Viral-Host Integration Workflow

Viral-Host Integration is a special type of assembly used to locate putative viral insertion sites. It can also be used to predict the location of other inserted sequences, such as transposable elements.

 

To follow this workflow, select Viral-Host Integration from the Choose Assembly Workflow screen. When you make this selection, SeqMan NGen automatically sets up a templated assembly that is optimized for locating viral insertion sites.

 

      In the Input Host Files screen, input one or more host sequence files.

 

      In the Input Viral Genomes screen, add the viral genome(s) of interest.

 

      In the Input Sequence Files and Define Experiments or Individual Replicates screen, input your sequencing reads.
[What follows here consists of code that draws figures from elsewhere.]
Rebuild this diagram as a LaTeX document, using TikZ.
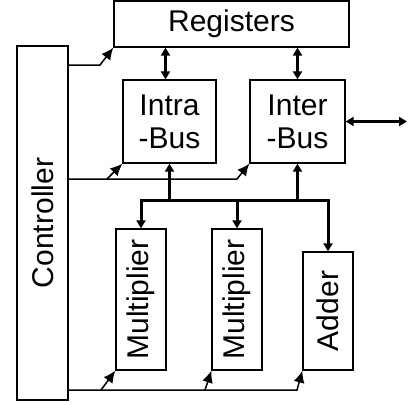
\documentclass[tikz,border=0pt]{standalone}
\usepackage{fontspec}
\setmainfont{Liberation Sans}
\usetikzlibrary{arrows.meta, positioning, calc}

\begin{document}
\begin{tikzpicture}[
		x=1pt, y=-1pt,
		font=\fontsize{30}{33}\selectfont,
		blk/.style={
			draw,
			rectangle,
			line width=1.3pt,
			align=center,
			inner sep=0pt
		},
		ctl/.style={-{Latex[length=12pt,width=11pt]}, line width=1.5pt},
		bus/.style={line width=3pt, line join=miter},
		bustip/.style={{Triangle[length=8pt,width=9pt]}-{Triangle[length=8pt,width=9pt]}, bus}
		]
		\useasboundingbox (0,0) rectangle (408,405);
		
		% ---- Boxes ----
		\node[blk, minimum width=235pt, minimum height=46pt] (reg) at (231.5,24) {Registers};
		\node[blk, minimum width=51pt, minimum height=354pt] (ctrl) at (42.5,223) {\rotatebox{90}{Controller}};
		
		\node[blk, minimum width=93pt, minimum height=83pt] (intra) at (169.5,121.5) {Intra\\-Bus};
		\node[blk, minimum width=95pt, minimum height=83pt] (inter) at (297.5,121.5) {Inter\\-Bus};
		
		\node[blk, minimum width=50pt, minimum height=141pt] (mulA) at (141,299.5) {\rotatebox{90}{Multiplier}};
		\node[blk, minimum width=50pt, minimum height=141pt] (mulB) at (237,299.5) {\rotatebox{90}{Multiplier}};
		\node[blk, minimum width=50pt, minimum height=118pt] (add) at (328,311) {\rotatebox{90}{Adder}};
		
		% ---- Data paths ----
		\coordinate (bus) at (0,200);
		\coordinate (ext) at (407,121.5);
		
		\draw[bustip] ([xshift=-4pt]reg.south -| intra.north) -- ([xshift=-4pt]intra.north);
		\draw[bustip] (reg.south -| inter.north) -- (inter.north);
		\draw[bustip] (inter.east) -- (ext);
		
		\draw[bustip] (mulA.north) |- (add.north |- bus) -- (add.north);
		\draw[bus, -{Triangle[length=8pt,width=9pt]}] (mulB.north |- bus) -- (mulB.north);
		\draw[bus, -{Triangle[length=8pt,width=9pt]}] (intra.south |- bus) -- (intra.south);
		\draw[bus, -{Triangle[length=8pt,width=9pt]}] (inter.south |- bus) -- (inter.south);
		
		% ---- Control lines ----
		\coordinate (ctop) at (100,65);
		\coordinate (cmid) at (237,179);
		\coordinate (cmidA) at (107,179);
		\coordinate (cbot) at (297,390);
		\coordinate (cbotA) at (101,390);
		\coordinate (cbotB) at (205,390);
		
		\draw[ctl] (ctrl.east |- ctop) -- (ctop) -- (reg.south west);
		\draw[ctl] (ctrl.east |- cmid) -- (cmid) -- (inter.south west);
		\draw[ctl] (cmidA) -- (intra.south west);
		\draw[ctl] (ctrl.east |- cbot) -- (cbot) -- (add.south west);
		\draw[ctl] (cbotA) -- (mulA.south west);
		\draw[ctl] (cbotB) -- (mulB.south west);
		
	\end{tikzpicture}
\end{document}
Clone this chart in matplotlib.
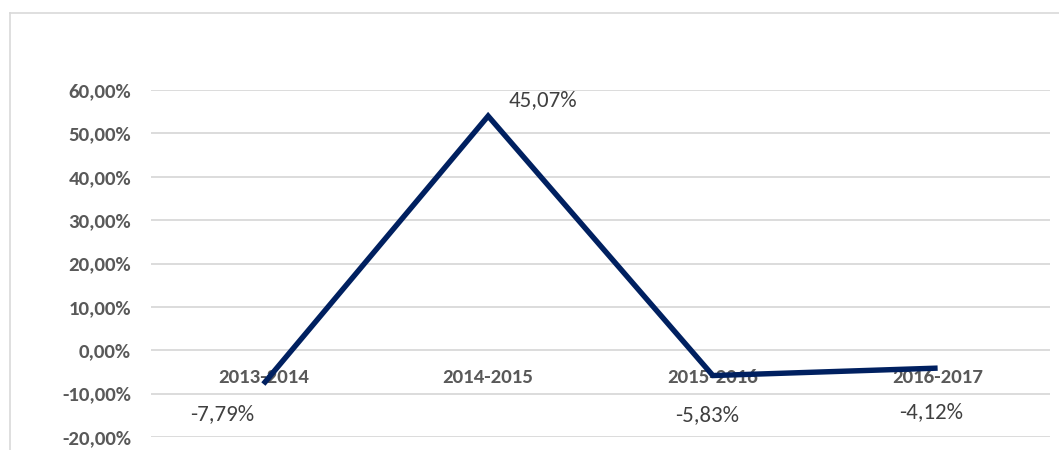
import matplotlib
matplotlib.use("Agg")
import matplotlib.pyplot as plt
from matplotlib.ticker import FuncFormatter, MultipleLocator
from matplotlib.lines import Line2D

plt.rcParams['font.family'] = ['Carlito', 'Lato', 'DejaVu Sans']

# ---- data ----
categories = ["2013-2014", "2014-2015", "2015-2016", "2016-2017"]
values = [-7.79, 54.0, -5.83, -4.12]          # plotted position (%)
value_labels = ["-7,79%", "45,07%", "-5,83%", "-4,12%"]   # data label texts as shown
label_offsets_px = [(-41, -30), (55, 16), (-6, -40), (-6, -44)]

W, H = 1059, 450
fig = plt.figure(figsize=(W / 100, H / 100), dpi=100)
fig.patch.set_facecolor("white")

# chart-area border (top and left visible)
bx = 10 / W
by = 1 - 13 / H
fig.add_artist(Line2D([bx, 1.0], [by, by], transform=fig.transFigure,
                      color="#d9d9d9", lw=1.2))
fig.add_artist(Line2D([bx, bx], [0.0, by], transform=fig.transFigure,
                      color="#d9d9d9", lw=1.2))

left, right = 151 / W, 1050 / W
bottom, top = 1 - 437 / H, 1 - 90 / H
ax = fig.add_axes([left, bottom, right - left, top - bottom])
ax.set_facecolor("none")

x = list(range(len(categories)))
ax.plot(x, values, color="#002060", lw=3.9, solid_capstyle="butt",
        solid_joinstyle="miter", zorder=5, clip_on=False)

ax.set_xlim(-0.5, len(categories) - 0.5)
ax.set_ylim(-20, 60)
ax.yaxis.set_major_locator(MultipleLocator(10))
ax.yaxis.set_major_formatter(FuncFormatter(lambda v, p: f"{v:.2f}%".replace(".", ",")))
ax.grid(axis="y", color="#d9d9d9", lw=1.3, zorder=0)
ax.set_axisbelow(True)

for s in ax.spines.values():
    s.set_visible(False)
ax.spines["bottom"].set_position(("data", 0))

ax.set_xticks(x)
ax.set_xticklabels(categories)
ax.tick_params(axis="both", length=0)
ax.tick_params(axis="y", pad=14.4, labelsize=15, labelcolor="#595959")
ax.tick_params(axis="x", pad=19.5, labelsize=15, labelcolor="#595959")
for lab in ax.get_yticklabels() + ax.get_xticklabels():
    lab.set_fontweight("bold")
for lab in ax.get_xticklabels():
    lab.set_va("center")

for xi, v, t, (dx, dy) in zip(x, values, value_labels, label_offsets_px):
    ax.annotate(t, (xi, v), xytext=(dx, dy), textcoords="offset pixels",
                ha="center", va="center", fontsize=16.5, color="#404040",
                zorder=6, annotation_clip=False)

fig.savefig("out.png", dpi=100, facecolor="white")
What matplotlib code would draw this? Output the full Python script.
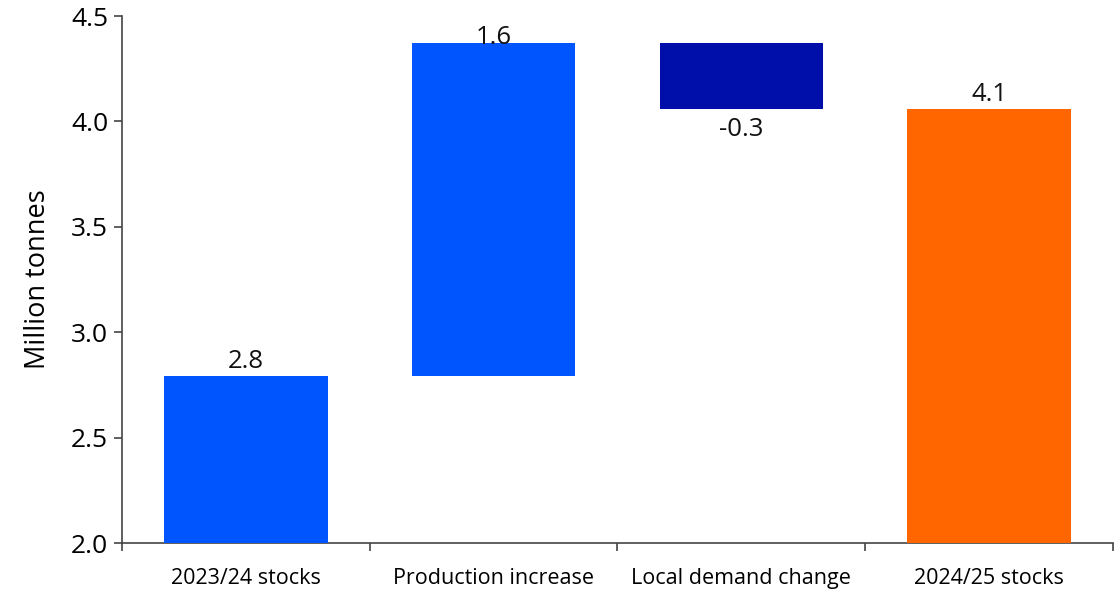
import matplotlib
matplotlib.use("Agg")
import matplotlib.pyplot as plt
import numpy as np

plt.rcParams['font.family'] = ['Open Sans', 'DejaVu Sans']

categories = ["2023/24 stocks", "Production increase", "Local demand change", "2024/25 stocks"]
start_stock = 2.79
changes = [1.58, -0.31]
end_stock = 4.06
labels = ["2.8", "1.6", "-0.3", "4.1"]
colors = ["#0055FF", "#0055FF", "#000FAA", "#FF6600"]

fig = plt.figure(figsize=(11.17, 5.93), dpi=100)
ax = fig.add_axes([0.1092, 0.0843, 0.8872, 0.8887])

ymin = 2.0
bottoms = [ymin, start_stock, start_stock + changes[0], ymin]
heights = [start_stock - ymin, changes[0], changes[1], end_stock - ymin]
x = np.arange(len(categories))
bars = ax.bar(x, heights, bottom=bottoms, width=0.66, color=colors, zorder=3,
              edgecolor='none', clip_on=False)

tops = [start_stock, start_stock + changes[0], start_stock + changes[0], end_stock]
ends = [start_stock, start_stock + changes[0], start_stock + sum(changes), end_stock]
lab_fs = 18.5
for i in range(4):
    if i == 2:
        ax.text(x[i], ends[i] - 0.04, labels[i], ha='center', va='top', fontsize=lab_fs, color='#111111', zorder=4)
    elif i == 1:
        ax.text(x[i], tops[i] - 0.03, labels[i], ha='center', va='bottom', fontsize=lab_fs, color='#111111', zorder=4)
    else:
        ax.text(x[i], tops[i] + 0.01, labels[i], ha='center', va='bottom', fontsize=lab_fs, color='#111111', zorder=4)

ax.set_xlim(-0.5, 3.5)
ax.set_ylim(2.0, 4.5)
ax.set_yticks([2.0, 2.5, 3.0, 3.5, 4.0, 4.5])
ax.set_yticklabels(["2.0", "2.5", "3.0", "3.5", "4.0", "4.5"], fontsize=19)
ax.set_xticks(x)
ax.set_xticklabels(categories, fontsize=15.5)
ax.tick_params(axis='x', length=0, pad=18)
ax.set_xticks(np.arange(-0.5, 4.0, 1.0), minor=True)
ax.tick_params(axis='x', which='minor', length=6, width=1.2, color='#444444')
ax.tick_params(axis='y', length=6, width=1.2, color='#444444', pad=4)
for s in ['top', 'right']:
    ax.spines[s].set_visible(False)
for s in ['left', 'bottom']:
    ax.spines[s].set_color('#444444')
    ax.spines[s].set_linewidth(1.2)
ax.set_ylabel("Million tonnes", fontsize=19.5, labelpad=14)

fig.savefig("out.png", dpi=100)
These should consist of the virus-infected host DNA for which you wish to determine likely viral insertion sites.

 

Since chimeric reads (sequences consisting of both host and viral DNA) usually indicate viral insertion sites, SeqMan NGen looks for chimeric reads in a three-step process:

 

1)  The viral genome is used as the initial assembly template.

 

2)  The sub-set of reads that mapped to the viral genome is then re-assembled against the host template.

 

3)  The host template assembly results are output in BAM file format.

 

To explore possible viral insertion sites, launch SeqMan Pro and view the Coverage Reports for the individual contigs (Contig > Coverage Report).

 

During both templated assembly steps, SeqMan NGen “masks” (trims) whichever half of the chimeric read does not match the template for that step. Use the Coverage Report to navigate to positions with multiple reads, as evidenced in the depth column. The reads at these positions should be trimmed to the same base indicating the insertion site. You may “untrim” the reads to verify that they also contain viral sequence.